Print exactly the lines from the first one down to the line that contains "17, 17, 462];", both included, and skip the pictures.

begin Source data

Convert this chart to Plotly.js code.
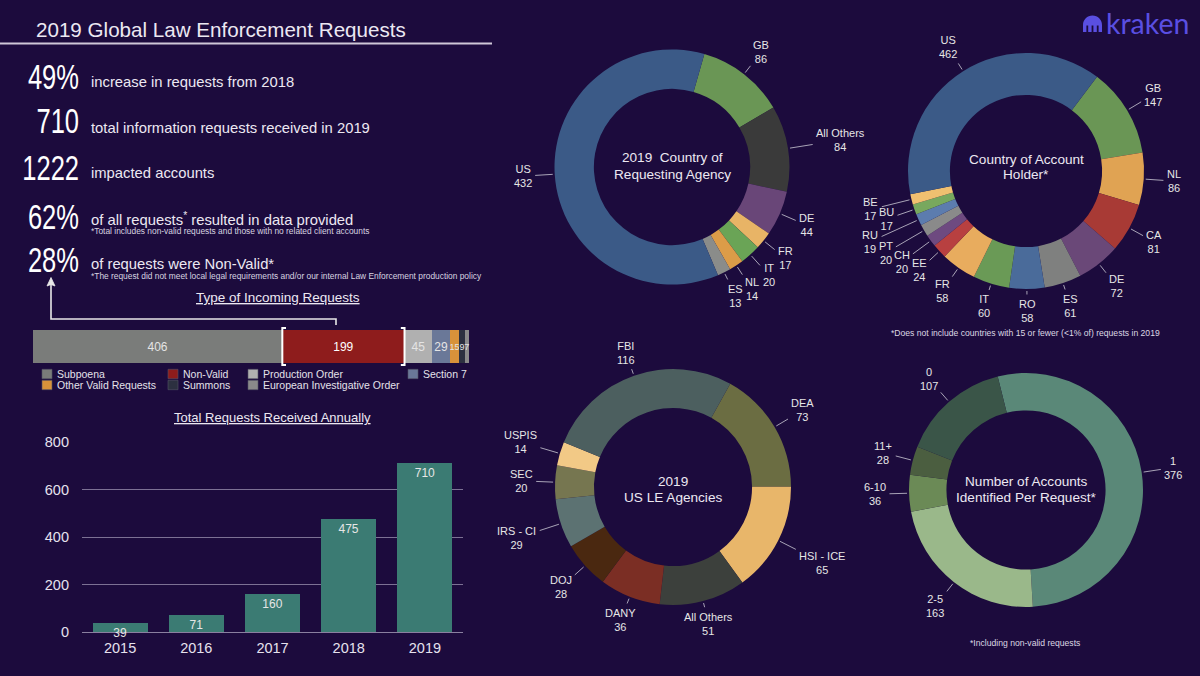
<!DOCTYPE html>
<html><head><meta charset="utf-8">
<script src="https://cdn.plot.ly/plotly-3.0.1.min.js"></script>
<style>html,body{margin:0;padding:0;background:#1c0b3d;}#chart{width:1200px;height:676px;}</style>
</head><body><div id="chart"></div>
<script>
// ---------------- DATA ----------------
const statValues = ['49%', '710', '1222', '62%', '28%'];
const statLabels = [
  'increase in requests from 2018',
  'total information requests received in 2019',
  'impacted accounts',
  'of all requests<sup>*</sup> resulted in data provided',
  'of requests were Non-Valid*'
];
const statNotes = [
  '', '', '',
  '*Total includes non-valid requests and those with no related client accounts',
  '*The request did not meet local legal requirements and/or our internal Law Enforcement production policy'
];

const requestTypes = ['Subpoena', 'Non-Valid', 'Production Order', 'Section 7', 'Other Valid Requests', 'Summons', 'European Investigative Order'];
const requestCounts = [406, 199, 45, 29, 15, 9, 7];

const years = ['2015', '2016', '2017', '2018', '2019'];
const annualTotals = [39, 71, 160, 475, 710];
const yTicks = [0, 200, 400, 600, 800];

const agencyCountries = ['GB', 'All Others', 'DE', 'FR', 'IT', 'NL', 'ES', 'US'];
const agencyCountryCounts = [86, 84, 44, 17, 20, 14, 13, 432];

const holderCountries = ['GB', 'NL', 'CA', 'DE', 'ES', 'RO', 'IT', 'FR', 'EE', 'CH', 'PT', 'RU', 'BU', 'BE', 'US'];
const holderCounts = [147, 86, 81, 72, 61, 58, 60, 58, 24, 20, 20, 19, 17, 17, 462];

const usAgencies = ['DEA', 'HSI - ICE', 'All Others', 'DANY', 'DOJ', 'IRS - CI', 'SEC', 'USPIS', 'FBI'];
const usAgencyCounts = [73, 65, 51, 36, 28, 29, 20, 14, 116];

const accountBuckets = ['1', '2-5', '6-10', '11+', '0'];
const accountBucketCounts = [376, 163, 36, 28, 107];

const donutTitles = [
  ['2019  Country of', 'Requesting Agency'],
  ['Country of Account', 'Holder*'],
  ['2019', 'US LE Agencies'],
  ['Number of Accounts', 'Identified Per Request*']
];

// ---------------- STYLE ----------------
const BG = '#1c0b3d';
const TXT = '#ece8f2';
const FONT = 'Liberation Sans, Arial, Helvetica, sans-serif';
const requestColors = ['#7a7c7a', '#8e1c1c', '#b0b0b0', '#6a7898', '#d8923a', '#2c3040', '#8a8a8a'];
const agencyCountryColors = ['#6a9655', '#3a3a3a', '#694678', '#e8b466', '#6aa456', '#dc9c48', '#8a8c8a', '#3b5a87'];
const holderColors = ['#6a9655', '#e0a353', '#a83a35', '#6a4878', '#7f807f', '#4a6b9a', '#6a9a56', '#e8ac5e', '#b84040', '#6e4a80', '#8a8a8a', '#5c7cae', '#78a85e', '#f0c070', '#3b5a87'];
const usAgencyColors = ['#6b6d42', '#e8b66a', '#3c403c', '#7b2e24', '#4a2810', '#5c7272', '#767650', '#f2c986', '#4c5f5f'];
const bucketColors = ['#5a8878', '#9ab88a', '#6b8a56', '#4b5e40', '#3a5548'];

const W = 1200, H = 676;
const px = x => x / W;
const py = y => 1 - y / H;
const dom = (cx, cy, r) => ({x: [px(cx - r), px(cx + r)], y: [py(cy + r), py(cy - r)]});

// ---------------- TRACES ----------------
const traces = [];

traces.push({
  type: 'bar', x: years, y: annualTotals, xaxis: 'x', yaxis: 'y',
  marker: {color: '#3b7b73'},
  text: annualTotals.map(String), textposition: 'inside', insidetextanchor: 'end',
  textangle: 0, constraintext: 'none', cliponaxis: false,
  textfont: {size: 12, color: '#e6e6e6', family: FONT},
  hoverinfo: 'skip', showlegend: false
});

const totalRequests = requestCounts.reduce((a, b) => a + b, 0);
requestTypes.forEach((name, i) => {
  traces.push({
    type: 'bar', orientation: 'h', name: name,
    y: ['Requests'], x: [requestCounts[i]], width: [1],
    xaxis: 'x2', yaxis: 'y2',
    marker: {color: requestColors[i], line: {width: 0}},
    text: [String(requestCounts[i])], textposition: 'inside', insidetextanchor: 'middle',
    textangle: 0, constraintext: 'none', cliponaxis: false,
    textfont: {size: requestCounts[i] < 20 ? 9 : 12, color: i === 1 ? '#ffffff' : '#e4e4e4', family: FONT},
    hoverinfo: 'skip', showlegend: false
  });
});

const donuts = [
  {labels: agencyCountries, values: agencyCountryCounts, colors: agencyCountryColors, rot: 16, cx: 672, cy: 167, r: 117.5, hole: 0.665, ty: [158, 175]},
  {labels: holderCountries, values: holderCounts, colors: holderColors, rot: 37, cx: 1026, cy: 171, r: 118, hole: 0.645, ty: [159, 174]},
  {labels: usAgencies, values: usAgencyCounts, colors: usAgencyColors, rot: 29, cx: 673, cy: 487, r: 118, hole: 0.67, ty: [481, 497]},
  {labels: accountBuckets, values: accountBucketCounts, colors: bucketColors, rot: -14, cx: 1026, cy: 490, r: 117, hole: 0.68, ty: [481, 497]}
];
donuts.forEach(d => {
  traces.push({
    type: 'pie', labels: d.labels, values: d.values, sort: false, direction: 'clockwise',
    rotation: d.rot, hole: d.hole, domain: dom(d.cx, d.cy, d.r),
    marker: {colors: d.colors, line: {width: 0}},
    textinfo: 'none', hoverinfo: 'skip', showlegend: false, automargin: false
  });
});

// ---------------- ANNOTATIONS ----------------
const annotations = [];
function ann(x, y, text, size, o) {
  annotations.push(Object.assign({
    xref: 'paper', yref: 'paper', x: px(x), y: py(y), text: text, showarrow: false,
    xanchor: 'left', yanchor: 'middle',
    font: {size: size, color: TXT, family: FONT}
  }, o || {}));
}
ann(34, 29, '2019 Global Law Enforcement Requests', 20.6);

const statY = [76, 121, 167, 216, 259];
const labelY = [82, 128, 173, 219, 264];
statValues.forEach((v, i) => {
  ann(81, statY[i], v, 36, {xanchor: 'right', font: {size: 36, color: '#ffffff', family: FONT}});
  ann(89, labelY[i], statLabels[i], 14.8);
  if (statNotes[i]) ann(89, labelY[i] + 12, statNotes[i], 8.4, {font: {size: 8.4, color: '#d8d4e0', family: FONT}});
});

ann(278, 298, '<u>Type of Incoming Requests</u>', 13.5, {xanchor: 'center'});
ann(272, 417, '<u>Total Requests Received Annually</u>', 13, {xanchor: 'center'});

// legend (manual, 4 columns x 2 rows as in the reference)
const legendCol = [0, 1, 2, 3, 0, 1, 2];
const legendRow = [0, 0, 0, 0, 1, 1, 1];
const colX = [42, 168, 248, 408];
const rowY = [374, 385];
const shapes = [];
requestTypes.forEach((name, i) => {
  const x = colX[legendCol[i]], y = rowY[legendRow[i]];
  shapes.push({type: 'rect', xref: 'paper', yref: 'paper', x0: px(x), x1: px(x + 10), y0: py(y + 4.7), y1: py(y - 4.7),
    fillcolor: requestColors[i], line: {width: 0.6, color: '#555566'}});
  ann(x + 13, y, name, 10.5, {font: {size: 10.5, color: '#e4e2ea', family: FONT}});
});

// donut centre titles
donuts.forEach((d, k) => {
  donutTitles[k].forEach((line, j) => ann(d.cx, d.ty[j], line, 13.6, {xanchor: 'center'}));
});

// donut outside labels with leader lines, placed at each slice's mid-angle
function charW(ch) {
  if (/[A-Z]/.test(ch)) return 7.3;
  if (/[0-9a-z]/.test(ch)) return 6.1;
  if (ch === ' ') return 3.1;
  return 3.8;
}
const textW = s => s.split('').reduce((a, c) => a + charW(c), 0);
donuts.forEach(d => {
  const total = d.values.reduce((a, b) => a + b, 0);
  let a = d.rot;
  const placed = [];
  d.values.forEach((v, i) => {
    const start = a;
    a += v / total * 360;
    const mid = (start + a) / 2 * Math.PI / 180;
    const dx = Math.sin(mid), dy = -Math.cos(mid);
    const hw = Math.max(textW(d.labels[i]), textW(String(v))) / 2 + 2;
    const hh = 14;
    const ext = Math.min(Math.abs(dx) > 1e-6 ? hw / Math.abs(dx) : 1e9, Math.abs(dy) > 1e-6 ? hh / Math.abs(dy) : 1e9);
    const tipR = d.r + 2;
    const gap = 8 + 13 * dx * dx;
    let Dc = d.r + gap + ext;
    let box;
    for (let k = 0; k < 25; k++) {
      const cxl = d.cx + dx * Dc, cyl = d.cy + dy * Dc;
      box = [cxl - hw + 2, cxl + hw - 2, cyl - hh + 2, cyl + hh - 2];
      const hit = placed.some(b => !(box[1] < b[0] || box[0] > b[1] || box[3] < b[2] || box[2] > b[3]));
      if (!hit) break;
      Dc += 4;
    }
    placed.push(box);
    annotations.push({
      xref: 'paper', yref: 'paper', x: px(d.cx + dx * tipR), y: py(d.cy + dy * tipR),
      ax: dx * (Dc - tipR), ay: dy * (Dc - tipR),
      text: d.labels[i] + '<br>' + v, showarrow: true, arrowhead: 0, arrowwidth: 0.9,
      arrowcolor: '#b8b4c4', standoff: 0, startstandoff: 2,
      font: {size: 11, color: '#e6e6e6', family: FONT}, align: 'center'
    });
  });
});

// footnotes
ann(1025, 333, '*Does not include countries with 15 or fewer (<1% of) requests in 2019', 8.6, {xanchor: 'center', font: {size: 8.6, color: '#dcd8e4', family: FONT}});
ann(1025, 643, '*Including non-valid requests', 8.6, {xanchor: 'center', font: {size: 8.6, color: '#dcd8e4', family: FONT}});

// kraken logo text
ann(1104, 23, 'kraken', 28.5, {font: {size: 28.5, color: '#5a4fe2', family: 'Lato, Inter, sans-serif'}});

// ---------------- SHAPES ----------------
const P = (x, y) => px(x) + ',' + py(y);
shapes.push({type: 'line', xref: 'paper', yref: 'paper', x0: 0, x1: px(492), y0: py(43.5), y1: py(43.5), line: {color: '#cfc8d8', width: 2}});
// connector from the 28% figure to the Non-Valid segment, with arrow head
shapes.push({type: 'path', xref: 'paper', yref: 'paper',
  path: 'M' + P(51, 284) + ' L' + P(51, 319) + ' L' + P(336, 319) + ' L' + P(336, 325),
  line: {color: '#e8e8e8', width: 1.6}});
shapes.push({type: 'path', xref: 'paper', yref: 'paper',
  path: 'M' + P(51, 277.5) + ' L' + P(55, 286) + ' L' + P(51, 284.5) + ' L' + P(47, 286) + ' Z',
  fillcolor: '#e8e8e8', line: {color: '#e8e8e8', width: 0.8}});
const nvStart = requestCounts[0], nvEnd = requestCounts[0] + requestCounts[1];
const tick = 6;
shapes.push({type: 'path', xref: 'x2', yref: 'paper',
  path: 'M' + (nvStart + tick) + ',' + py(328) + ' L' + nvStart + ',' + py(328) + ' L' + nvStart + ',' + py(365) + ' L' + (nvStart + tick) + ',' + py(365),
  line: {color: '#ffffff', width: 2}});
shapes.push({type: 'path', xref: 'x2', yref: 'paper',
  path: 'M' + (nvEnd - tick) + ',' + py(328) + ' L' + nvEnd + ',' + py(328) + ' L' + nvEnd + ',' + py(365) + ' L' + (nvEnd - tick) + ',' + py(365),
  line: {color: '#ffffff', width: 2}});

(function () {
  const L = 1083, R = 1102, cy = 25, r = (R - L) / 2, cx = (L + R) / 2, yb = 32, k = 0.552;
  const w = 3.4, g = (R - L - 4 * w) / 3, yg = 25.5;
  let d = 'M' + P(L, yb) + ' L' + P(L, cy) +
    ' C' + P(L, cy - k * r) + ' ' + P(cx - k * r, cy - r) + ' ' + P(cx, cy - r) +
    ' C' + P(cx + k * r, cy - r) + ' ' + P(R, cy - k * r) + ' ' + P(R, cy) +
    ' L' + P(R, yb);
  let x = R;
  for (let i = 0; i < 3; i++) {
    x -= w; d += ' L' + P(x, yb) + ' L' + P(x, yg);
    x -= g; d += ' L' + P(x, yg) + ' L' + P(x, yb);
  }
  d += ' Z';
  shapes.push({type: 'path', xref: 'paper', yref: 'paper', path: d, fillcolor: '#5a4fe2', line: {width: 0}});
})();

// ---------------- LAYOUT ----------------
const layout = {
  width: W, height: H, margin: {l: 0, r: 0, t: 0, b: 0},
  paper_bgcolor: BG, plot_bgcolor: 'rgba(0,0,0,0)',
  font: {family: FONT, color: TXT},
  barmode: 'stack', bargap: 0.28, showlegend: false,
  xaxis: {domain: [px(82), px(463)], anchor: 'y', type: 'category', showgrid: false, showline: false, zeroline: false,
    ticks: '', ticklabelstandoff: 5, tickfont: {size: 14.5, color: '#e6e2ee'}, fixedrange: true},
  yaxis: {domain: [py(632), py(442)], anchor: 'x', range: [0, 800], tickvals: yTicks, ticktext: yTicks.map(String),
    showgrid: true, gridcolor: '#7c7194', gridwidth: 1, zeroline: true, zerolinecolor: '#8a80a0', zerolinewidth: 1,
    showline: false, ticks: '', ticklabelstandoff: 12, tickfont: {size: 14.5, color: '#e6e2ee'}, fixedrange: true},
  xaxis2: {domain: [px(33), px(469)], anchor: 'y2', range: [0, totalRequests], visible: false, fixedrange: true},
  yaxis2: {domain: [py(363), py(330)], anchor: 'x2', range: [-0.5, 0.5], visible: false, type: 'category', fixedrange: true},
  annotations: annotations,
  shapes: shapes
};

function condenseStats() {
  document.querySelectorAll('text.annotation-text').forEach(node => {
    if (statValues.indexOf(node.textContent) >= 0) {
      const bb = node.getBBox();
      const rx = bb.x + bb.width;
      node.setAttribute('transform', 'translate(' + rx + ',0) scale(0.71,1) translate(' + (-rx) + ',0)');
    }
  });
}
Plotly.newPlot('chart', traces, layout, {staticPlot: true, displayModeBar: false}).then(condenseStats);
</script></body></html>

end Source data

Result below:
Convert this chart to Plotly.js code.
<!DOCTYPE html>
<html><head><meta charset="utf-8">
<script src="https://cdn.plot.ly/plotly-3.0.1.min.js"></script>
<style>html,body{margin:0;padding:0;background:#1c0b3d;}#chart{width:1200px;height:676px;}</style>
</head><body><div id="chart"></div>
<script>
// ---------------- DATA ----------------
const statValues = ['49%', '710', '1222', '62%', '28%'];
const statLabels = [
  'increase in requests from 2018',
  'total information requests received in 2019',
  'impacted accounts',
  'of all requests<sup>*</sup> resulted in data provided',
  'of requests were Non-Valid*'
];
const statNotes = [
  '', '', '',
  '*Total includes non-valid requests and those with no related client accounts',
  '*The request did not meet local legal requirements and/or our internal Law Enforcement production policy'
];

const requestTypes = ['Subpoena', 'Non-Valid', 'Production Order', 'Section 7', 'Other Valid Requests', 'Summons', 'European Investigative Order'];
const requestCounts = [406, 199, 45, 29, 15, 9, 7];

const years = ['2015', '2016', '2017', '2018', '2019'];
const annualTotals = [39, 71, 160, 475, 710];
const yTicks = [0, 200, 400, 600, 800];

const agencyCountries = ['GB', 'All Others', 'DE', 'FR', 'IT', 'NL', 'ES', 'US'];
const agencyCountryCounts = [86, 84, 44, 17, 20, 14, 13, 432];

const holderCountries = ['GB', 'NL', 'CA', 'DE', 'ES', 'RO', 'IT', 'FR', 'EE', 'CH', 'PT', 'RU', 'BU', 'BE', 'US'];
const holderCounts = [147, 86, 81, 72, 61, 58, 60, 58, 24, 20, 20, 19, 17, 17, 462];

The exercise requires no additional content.